Berlin’s Cultural Institutions Unite to Fight Far-Right Nationalists in Germany

Berlin’s museums, theaters, art galleries, and cultural spaces have joined forces in an unprecedented show of solidarity against the rise of right-wing groups across Germany. More than 140 figures representing cultural institutions denounced “illegitimate attempts made by right-wing nationalists to exploit art and cultural events for their own purposes,” in a declaration launched today, November 9.

Representatives from various cultural spheres gathered near the Brandenburg Gate in the center of the German capital to share the document “Berlin Declaration of the Many.” The signatories agreed to 11 calls to action in uniting against right-wing movements.

The Berliner Festspiele, KW – Institute for Contemporary Art, the Berlin Biennale, and Haus der Kulturen der Welt are among many prominent cultural institutions joining forces. The Prussian Cultural Heritage Foundation, which has overall responsibility for Berlin’s State Museums, including the Hamburger Bahnhof, has also signed.

“By attacking cultural institutions as agents of this societal vision, right-wing populism stands in hostile opposition to the art of the man,” states the declaration. “Right-wing groups and parties frequently disrupt events, aim to determine repertoires, polemicize against the freedom of art and above all are working on the re-nationalization of culture.”

The nonprofit association Die Vielen (the Association of the Many), has organized the declaration.
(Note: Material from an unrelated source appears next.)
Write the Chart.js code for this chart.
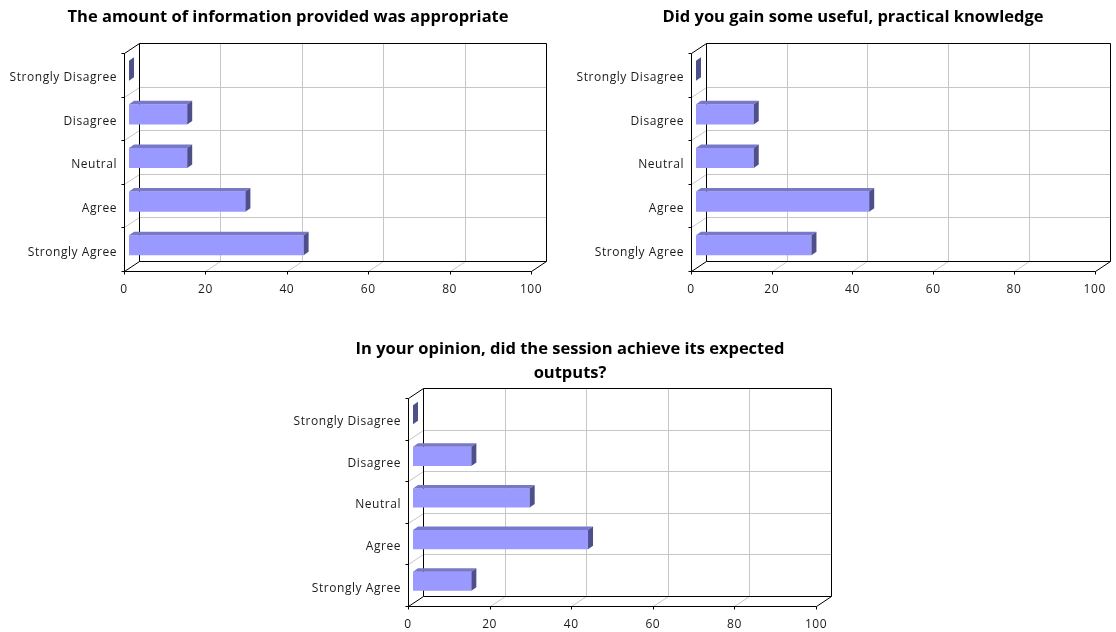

A group of Berlin-based artists and various other workers in the cultural field founded the nonprofit last year.

“This is about protecting each other from right-wing propaganda,” artist Raul Walch, a founding member of the initiating group Die Vielen, tells artnet News. “All genres of the art world are coming together to unite for this cause.”

The group unites under a symbolic “flag,” the gold and silver emergency blankets given to refugees. Die Vielen chose it as an international symbol of tolerance, security, and safety for all.

A Symbolic Day in Germany

The date for the declaration signing is highly symbolic on a number of levels. November 9 is the date of the reunification of East and West Germany. However, it is also the anniversary of Kristallnacht (Night of Broken Glass) when in 1938 Nazis burned and destroyed synagogues and attacked Jewish shops and properties.

The date also marks Hitler’s failed Beer Hall “Putsch,” a failed uprising in Munich in 1923. It became a national holiday during Nazi rule. Because Nazi apologists and neo-Nazis now hold gatherings on that day, Germany’s reunification celebrations were moved to earlier in October.

The nationwide campaign also saw declarations signed concurrently in Düsseldorf, Hamburg, as well as Frankfurt and Darmstadt, with cultural institutions from each respective city announcing their support.

One of the 11 commitments signed on by the cultural sites is to actively participate in a demonstration, called the “Glittering Arts and Culture Demonstration,” set to take the May 18, 2019. The number of signatories continues to grow as of publishing time.